━━━ LISTED RECORDS ━━━
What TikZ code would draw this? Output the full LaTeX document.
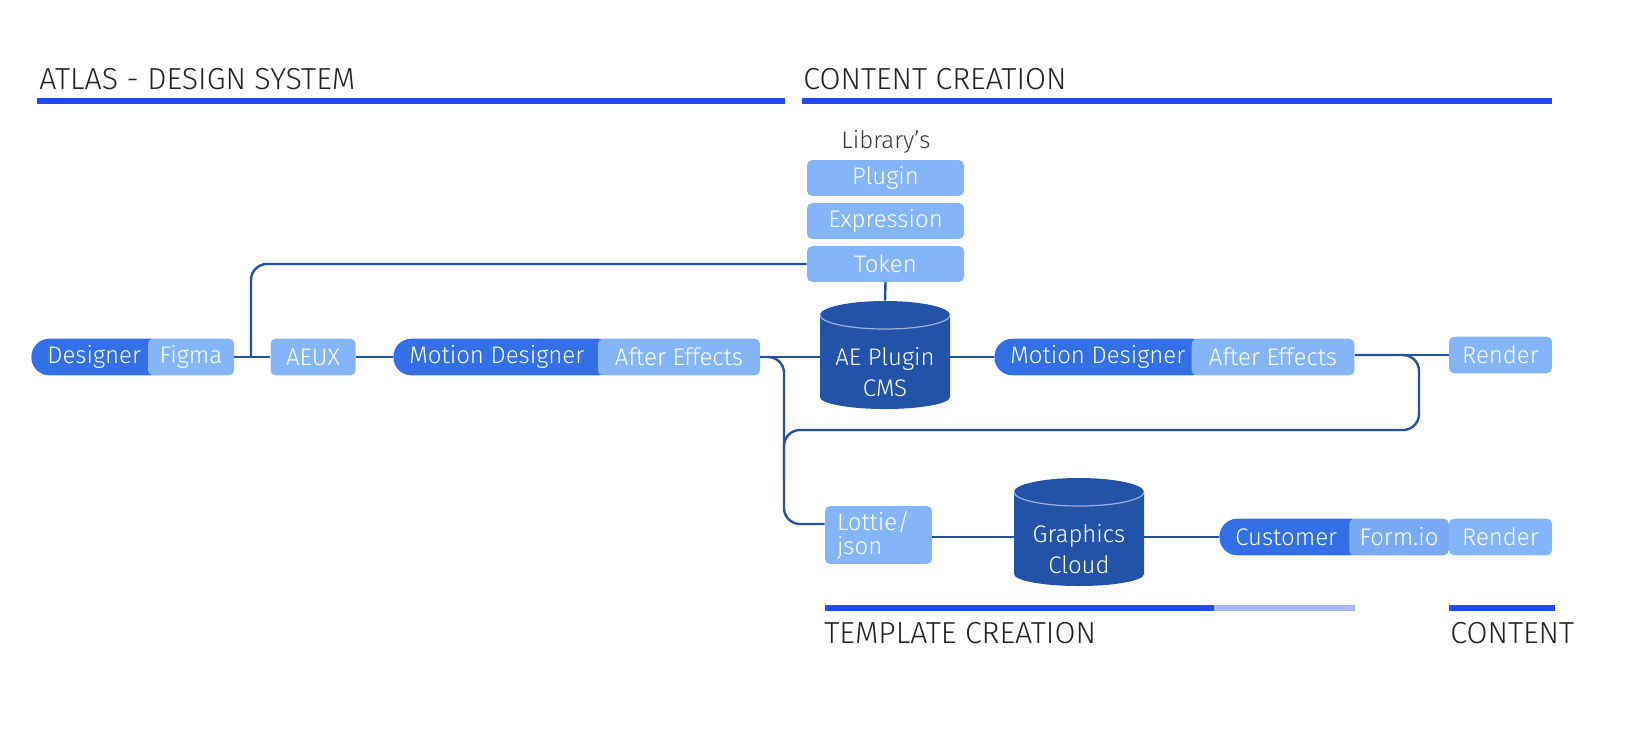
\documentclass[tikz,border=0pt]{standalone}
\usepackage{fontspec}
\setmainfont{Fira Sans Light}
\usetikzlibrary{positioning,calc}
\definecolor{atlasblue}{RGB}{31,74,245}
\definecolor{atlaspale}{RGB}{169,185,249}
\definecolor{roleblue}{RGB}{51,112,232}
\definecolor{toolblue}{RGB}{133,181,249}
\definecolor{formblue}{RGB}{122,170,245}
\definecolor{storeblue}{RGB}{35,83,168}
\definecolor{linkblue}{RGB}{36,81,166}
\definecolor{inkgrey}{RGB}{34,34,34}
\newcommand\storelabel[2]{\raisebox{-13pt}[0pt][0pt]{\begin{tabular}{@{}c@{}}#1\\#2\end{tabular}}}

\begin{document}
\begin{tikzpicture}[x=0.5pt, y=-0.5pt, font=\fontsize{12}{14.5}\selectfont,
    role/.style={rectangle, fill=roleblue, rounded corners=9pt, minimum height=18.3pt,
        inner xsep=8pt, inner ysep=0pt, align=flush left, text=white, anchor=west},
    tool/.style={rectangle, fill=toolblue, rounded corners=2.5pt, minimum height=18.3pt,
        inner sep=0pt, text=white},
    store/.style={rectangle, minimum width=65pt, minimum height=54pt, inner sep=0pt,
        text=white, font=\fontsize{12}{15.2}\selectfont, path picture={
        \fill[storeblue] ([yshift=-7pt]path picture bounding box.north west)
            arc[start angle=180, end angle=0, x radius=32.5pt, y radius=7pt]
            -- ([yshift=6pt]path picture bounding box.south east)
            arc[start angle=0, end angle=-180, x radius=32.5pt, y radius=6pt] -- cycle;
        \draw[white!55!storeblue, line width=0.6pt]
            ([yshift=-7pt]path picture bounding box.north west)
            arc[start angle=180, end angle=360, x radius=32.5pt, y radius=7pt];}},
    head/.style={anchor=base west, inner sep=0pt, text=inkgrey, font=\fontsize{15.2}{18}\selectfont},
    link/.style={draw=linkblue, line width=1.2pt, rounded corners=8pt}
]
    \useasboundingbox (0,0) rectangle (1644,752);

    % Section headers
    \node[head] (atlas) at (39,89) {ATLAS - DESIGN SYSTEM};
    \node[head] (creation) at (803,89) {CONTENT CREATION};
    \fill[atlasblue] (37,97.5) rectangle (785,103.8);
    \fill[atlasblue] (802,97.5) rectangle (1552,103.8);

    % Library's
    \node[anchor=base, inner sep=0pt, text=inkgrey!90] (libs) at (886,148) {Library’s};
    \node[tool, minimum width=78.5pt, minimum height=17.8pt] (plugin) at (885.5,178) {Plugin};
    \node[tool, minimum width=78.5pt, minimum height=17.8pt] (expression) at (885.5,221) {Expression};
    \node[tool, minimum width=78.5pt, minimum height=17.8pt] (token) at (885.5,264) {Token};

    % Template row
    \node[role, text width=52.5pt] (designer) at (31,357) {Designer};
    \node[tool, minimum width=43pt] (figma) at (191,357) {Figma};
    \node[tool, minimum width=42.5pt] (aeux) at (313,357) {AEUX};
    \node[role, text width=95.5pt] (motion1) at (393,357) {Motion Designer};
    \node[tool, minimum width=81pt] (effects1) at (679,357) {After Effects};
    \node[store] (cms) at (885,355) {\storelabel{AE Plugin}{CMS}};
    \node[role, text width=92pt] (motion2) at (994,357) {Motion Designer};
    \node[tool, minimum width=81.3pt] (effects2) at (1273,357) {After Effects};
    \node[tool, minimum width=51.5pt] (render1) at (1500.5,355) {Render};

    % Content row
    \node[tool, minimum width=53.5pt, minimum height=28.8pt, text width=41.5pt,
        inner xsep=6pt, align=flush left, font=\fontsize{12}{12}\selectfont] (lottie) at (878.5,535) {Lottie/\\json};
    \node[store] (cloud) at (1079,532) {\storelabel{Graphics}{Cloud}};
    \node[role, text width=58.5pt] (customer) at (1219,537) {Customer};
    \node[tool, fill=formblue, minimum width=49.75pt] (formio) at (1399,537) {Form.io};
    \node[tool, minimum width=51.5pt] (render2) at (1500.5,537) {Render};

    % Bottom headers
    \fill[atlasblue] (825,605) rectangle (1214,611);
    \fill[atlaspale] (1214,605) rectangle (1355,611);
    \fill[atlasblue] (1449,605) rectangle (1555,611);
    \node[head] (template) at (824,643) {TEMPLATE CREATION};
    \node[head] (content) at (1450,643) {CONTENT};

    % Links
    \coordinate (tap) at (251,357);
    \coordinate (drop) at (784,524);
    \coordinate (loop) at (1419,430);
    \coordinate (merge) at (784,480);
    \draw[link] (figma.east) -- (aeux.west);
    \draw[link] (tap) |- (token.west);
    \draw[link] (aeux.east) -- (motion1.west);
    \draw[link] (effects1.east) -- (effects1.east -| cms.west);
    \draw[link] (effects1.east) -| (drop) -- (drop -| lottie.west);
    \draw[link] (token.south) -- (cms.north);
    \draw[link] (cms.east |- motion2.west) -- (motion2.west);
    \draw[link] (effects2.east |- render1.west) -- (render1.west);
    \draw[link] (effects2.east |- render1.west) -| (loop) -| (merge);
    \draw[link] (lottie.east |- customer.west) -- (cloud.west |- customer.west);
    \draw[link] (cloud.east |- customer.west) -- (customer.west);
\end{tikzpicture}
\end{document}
━━━
━━━ LISTED RECORDS ━━━
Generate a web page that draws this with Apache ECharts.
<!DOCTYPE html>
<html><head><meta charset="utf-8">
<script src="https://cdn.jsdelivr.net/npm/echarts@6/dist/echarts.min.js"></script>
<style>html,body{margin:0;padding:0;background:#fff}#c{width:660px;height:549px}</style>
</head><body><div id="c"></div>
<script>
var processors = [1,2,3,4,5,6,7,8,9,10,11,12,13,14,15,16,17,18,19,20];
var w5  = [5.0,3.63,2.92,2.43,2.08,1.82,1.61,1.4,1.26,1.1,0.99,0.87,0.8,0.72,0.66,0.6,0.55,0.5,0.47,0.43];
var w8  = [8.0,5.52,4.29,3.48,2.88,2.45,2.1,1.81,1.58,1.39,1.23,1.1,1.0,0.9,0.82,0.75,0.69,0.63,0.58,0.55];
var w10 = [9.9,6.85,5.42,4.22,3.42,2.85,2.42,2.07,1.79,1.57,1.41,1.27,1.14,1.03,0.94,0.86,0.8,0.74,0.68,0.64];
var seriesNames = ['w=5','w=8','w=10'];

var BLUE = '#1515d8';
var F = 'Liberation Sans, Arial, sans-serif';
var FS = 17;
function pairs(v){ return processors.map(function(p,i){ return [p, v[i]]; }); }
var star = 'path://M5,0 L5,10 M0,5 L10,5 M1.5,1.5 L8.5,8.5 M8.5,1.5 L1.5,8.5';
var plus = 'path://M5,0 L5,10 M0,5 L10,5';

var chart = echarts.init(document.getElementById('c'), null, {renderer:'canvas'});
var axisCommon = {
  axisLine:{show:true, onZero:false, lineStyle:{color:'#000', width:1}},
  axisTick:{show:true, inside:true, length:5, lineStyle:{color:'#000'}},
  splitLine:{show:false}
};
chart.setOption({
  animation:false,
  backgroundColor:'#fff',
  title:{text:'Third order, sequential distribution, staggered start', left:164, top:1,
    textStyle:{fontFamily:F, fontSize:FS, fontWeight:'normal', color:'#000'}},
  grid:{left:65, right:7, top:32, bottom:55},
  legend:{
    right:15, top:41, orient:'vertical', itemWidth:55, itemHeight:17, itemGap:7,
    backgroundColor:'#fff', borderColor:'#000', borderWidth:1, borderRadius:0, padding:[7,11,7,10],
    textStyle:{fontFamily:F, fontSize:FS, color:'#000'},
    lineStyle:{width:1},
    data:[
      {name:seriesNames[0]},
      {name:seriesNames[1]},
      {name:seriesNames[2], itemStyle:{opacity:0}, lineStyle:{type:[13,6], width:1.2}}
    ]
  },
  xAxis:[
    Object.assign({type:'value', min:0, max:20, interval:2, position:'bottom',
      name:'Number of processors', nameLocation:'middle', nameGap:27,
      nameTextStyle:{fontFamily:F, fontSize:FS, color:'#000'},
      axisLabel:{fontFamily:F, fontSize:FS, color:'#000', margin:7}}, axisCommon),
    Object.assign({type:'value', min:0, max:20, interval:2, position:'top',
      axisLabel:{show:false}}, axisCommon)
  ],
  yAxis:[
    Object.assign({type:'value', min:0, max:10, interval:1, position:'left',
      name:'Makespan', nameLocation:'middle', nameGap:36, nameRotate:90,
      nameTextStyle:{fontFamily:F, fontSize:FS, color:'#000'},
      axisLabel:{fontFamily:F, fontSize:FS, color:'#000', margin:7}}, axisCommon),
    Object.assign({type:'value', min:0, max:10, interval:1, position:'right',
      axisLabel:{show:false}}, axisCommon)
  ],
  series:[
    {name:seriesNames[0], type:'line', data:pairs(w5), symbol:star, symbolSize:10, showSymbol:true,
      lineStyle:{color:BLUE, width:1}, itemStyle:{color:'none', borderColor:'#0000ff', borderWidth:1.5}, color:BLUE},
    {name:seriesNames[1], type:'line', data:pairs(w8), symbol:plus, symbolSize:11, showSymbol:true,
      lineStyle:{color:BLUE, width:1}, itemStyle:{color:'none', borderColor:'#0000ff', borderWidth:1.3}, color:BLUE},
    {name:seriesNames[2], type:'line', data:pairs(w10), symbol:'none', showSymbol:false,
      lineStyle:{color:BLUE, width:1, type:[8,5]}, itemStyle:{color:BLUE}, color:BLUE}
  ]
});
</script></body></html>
━━━
━━━ LISTED RECORDS ━━━
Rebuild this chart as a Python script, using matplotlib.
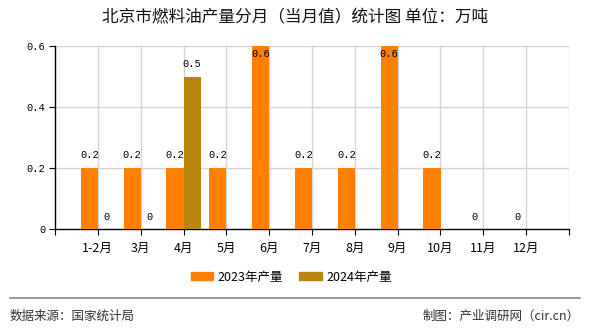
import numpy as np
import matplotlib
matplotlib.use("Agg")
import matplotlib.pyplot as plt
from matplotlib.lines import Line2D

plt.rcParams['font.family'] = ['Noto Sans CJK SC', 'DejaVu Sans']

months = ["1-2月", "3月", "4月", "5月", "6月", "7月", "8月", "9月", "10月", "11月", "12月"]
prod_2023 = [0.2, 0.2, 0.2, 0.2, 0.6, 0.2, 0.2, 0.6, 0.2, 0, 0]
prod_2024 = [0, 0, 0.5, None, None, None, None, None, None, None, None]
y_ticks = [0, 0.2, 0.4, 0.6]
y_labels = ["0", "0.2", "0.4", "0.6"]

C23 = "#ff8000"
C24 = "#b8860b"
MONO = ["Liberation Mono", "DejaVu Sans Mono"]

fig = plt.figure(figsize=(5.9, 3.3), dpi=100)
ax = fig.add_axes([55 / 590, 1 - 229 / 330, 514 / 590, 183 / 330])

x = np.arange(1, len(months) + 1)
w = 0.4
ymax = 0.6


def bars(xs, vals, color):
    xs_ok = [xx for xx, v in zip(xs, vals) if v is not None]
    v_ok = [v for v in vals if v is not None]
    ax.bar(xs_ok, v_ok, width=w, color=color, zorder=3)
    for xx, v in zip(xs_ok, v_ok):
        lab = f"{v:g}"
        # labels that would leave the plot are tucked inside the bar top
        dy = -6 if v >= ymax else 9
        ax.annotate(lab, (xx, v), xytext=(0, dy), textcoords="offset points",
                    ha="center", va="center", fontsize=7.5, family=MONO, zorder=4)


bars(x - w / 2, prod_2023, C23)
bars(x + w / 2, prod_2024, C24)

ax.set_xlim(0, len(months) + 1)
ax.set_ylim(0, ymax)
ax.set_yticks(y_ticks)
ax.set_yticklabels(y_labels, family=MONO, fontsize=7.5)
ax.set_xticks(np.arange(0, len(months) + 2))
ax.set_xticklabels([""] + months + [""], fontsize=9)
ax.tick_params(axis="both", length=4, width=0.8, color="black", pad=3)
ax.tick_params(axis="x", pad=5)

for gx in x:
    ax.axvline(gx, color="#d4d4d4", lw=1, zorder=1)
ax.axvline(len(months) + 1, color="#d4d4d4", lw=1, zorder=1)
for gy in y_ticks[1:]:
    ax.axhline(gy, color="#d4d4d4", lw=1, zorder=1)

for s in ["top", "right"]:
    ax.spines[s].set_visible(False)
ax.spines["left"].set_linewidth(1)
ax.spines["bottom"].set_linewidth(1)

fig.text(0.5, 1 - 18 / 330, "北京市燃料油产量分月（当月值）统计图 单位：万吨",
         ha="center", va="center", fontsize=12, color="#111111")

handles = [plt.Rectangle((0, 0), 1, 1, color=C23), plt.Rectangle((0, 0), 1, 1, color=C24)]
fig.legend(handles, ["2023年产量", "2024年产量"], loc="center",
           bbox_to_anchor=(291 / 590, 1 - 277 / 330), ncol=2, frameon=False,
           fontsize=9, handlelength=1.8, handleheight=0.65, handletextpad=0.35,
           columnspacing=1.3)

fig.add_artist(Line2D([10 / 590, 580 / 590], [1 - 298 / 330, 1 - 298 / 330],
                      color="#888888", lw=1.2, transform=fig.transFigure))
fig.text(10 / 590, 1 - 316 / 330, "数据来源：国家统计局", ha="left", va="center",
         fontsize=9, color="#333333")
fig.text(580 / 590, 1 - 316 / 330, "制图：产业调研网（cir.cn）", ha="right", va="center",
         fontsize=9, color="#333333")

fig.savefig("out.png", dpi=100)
━━━
WORK TO BE COMPLETED:
Leave out every picture, then retype exactly the lines from the one containing "Rebuild this chart" through the one containing "plt.rcParams['font.family'] = ['Noto".

PROBLEM SOLUTION:
Rebuild this chart as a Python script, using matplotlib.
import numpy as np
import matplotlib
matplotlib.use("Agg")
import matplotlib.pyplot as plt
from matplotlib.lines import Line2D

plt.rcParams['font.family'] = ['Noto Sans CJK SC', 'DejaVu Sans']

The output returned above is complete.